Can't find anything usefull in logs, only this piece, but I do not understand how to fix it.

 

stderr

Spoiler
++ printf '! -name %s ' cloudera-config.sh hue.sh impala.sh sqoop.sh supervisor.conf config.zip proc.json '*.log' hbase.keytab '*jceks' supervisor_status
+ find /var/run/cloudera-scm-agent/process/46575-hbase-MASTER-togglebalancer -type f '!' -path '/var/run/cloudera-scm-agent/process/46575-hbase-MASTER-togglebalancer/logs/*' '!' -name cloudera-config.sh '!' -name hue.sh '!' -name impala.sh '!' -name sqoop.sh '!' -name supervisor.conf '!' -name config.zip '!' -name proc.json '!' -name '*.log' '!' -name hbase.keytab '!' -name '*jceks' '!' -name supervisor_status -exec perl -pi -e 's#\{\{CMF_CONF_DIR}}#/var/run/cloudera-scm-agent/process/46575-hbase-MASTER-togglebalancer#g' '{}' ';'
+ make_scripts_executable
+ find /var/run/cloudera-scm-agent/process/46575-hbase-MASTER-togglebalancer -regex '.*\.\(py\|sh\)$' -exec chmod u+x '{}' ';'
+ acquire_kerberos_tgt hbase.keytab
+ '[' -z hbase.keytab ']'
+ KERBEROS_PRINCIPAL=
+ '[' '!' -z '' ']'
+ '[' -n '' ']'
+ export 'HBASE_OPTS=-Djava.net.preferIPv4Stack=true '
+ HBASE_OPTS='-Djava.net.preferIPv4Stack=true '
+ locate_hbase_script
+ '[' 6 -ge 5 ']'
+ export BIGTOP_DEFAULTS_DIR=
+ BIGTOP_DEFAULTS_DIR=
+ HBASE_BIN=/opt/cloudera/parcels/CDH-6.3.2-1.cdh6.3.2.p0.1605554/lib/hbase/../../bin/hbase
+ '[' upgrade = toggle_balancer ']'
+ '[' region_mover = toggle_balancer ']'
+ '[' toggle_balancer = toggle_balancer ']'
+ SHELL_CMD='balance_switch false'
++ mktemp
+ tmpfile=/tmp/tmp.sW8v9Fngcq
+ echo balance_switch false
+ echo exit
+ /opt/cloudera/parcels/CDH-6.3.2-1.cdh6.3.2.p0.1605554/lib/hbase/../../bin/hbase --config /var/run/cloudera-scm-agent/process/46575-hbase-MASTER-togglebalancer shell -n /tmp/tmp.sW8v9Fngcq
LoadError: no such file to load -- /tmp/tmp.sW8v9Fngcq
    load at org/jruby/RubyKernel.java:974
  <main> at /opt/cloudera/parcels/CDH-6.3.2-1.cdh6.3.2.p0.1605554/lib/hbase/bin/hirb.rb:186
+ RET=1
+ rm /tmp/tmp.sW8v9Fngcq
+ exit 1

Best regards,

Oleh

 

2 REPLIES 2

Same issue occurs with Cloudera Manager 6.3.3 with CDH 6.3.3. When few of datanodes/region servers are decomissioned/forced to offline state, "toggle balancer" steps fails with this error.

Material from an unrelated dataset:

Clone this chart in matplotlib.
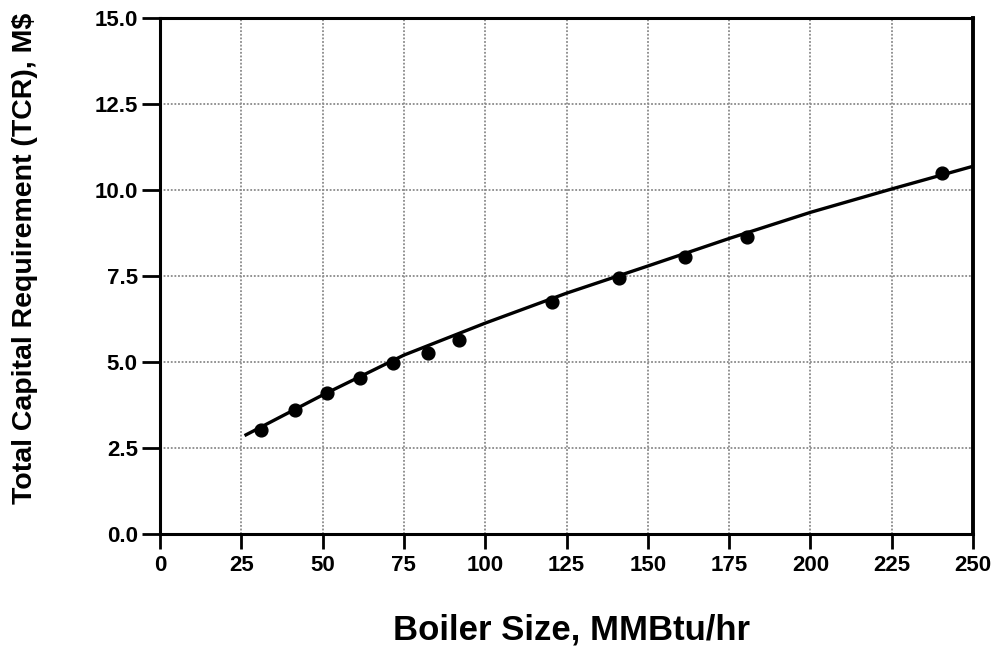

This temporary file never gets created.

 

Looks like this is a bug with Cloudera manager.

Cloudera - Please assist on this issue

Cloudera Employee

Hello @astappiev@shankar_bagewad,

It's Andor from Cloudera Support, let me provide some guidance around this.
First of all, let me clarify that I quickly tested out this behavior on CDH 6.3 and selected one of the worker nodes from a 5 noded cluster through:
CM > All Hosts > selected the worker node by ticking in its box > Actions for Selected (1) > Begin Maintenance (Supress Alerts/Decommission) > kept the "decommission host(s)" on, and selected take DataNode 
offline (screenshot attached).

It worked ok, gone over the point at which your try failed.
To let us target the issue at your environment, could you share more about the deployment:
CDH version, CM version used, number of worker nodes in the cluster, how much data is has (running $ hbase hbck -details command would show number of regions).
By default the HBase balancer switch should be turned on, to let HMaster assign and re-assign HBase regions as needed if any RS would be going down or behaving slower than the others.
In my test case, the balancer switch was on, so it could be turned off naturally.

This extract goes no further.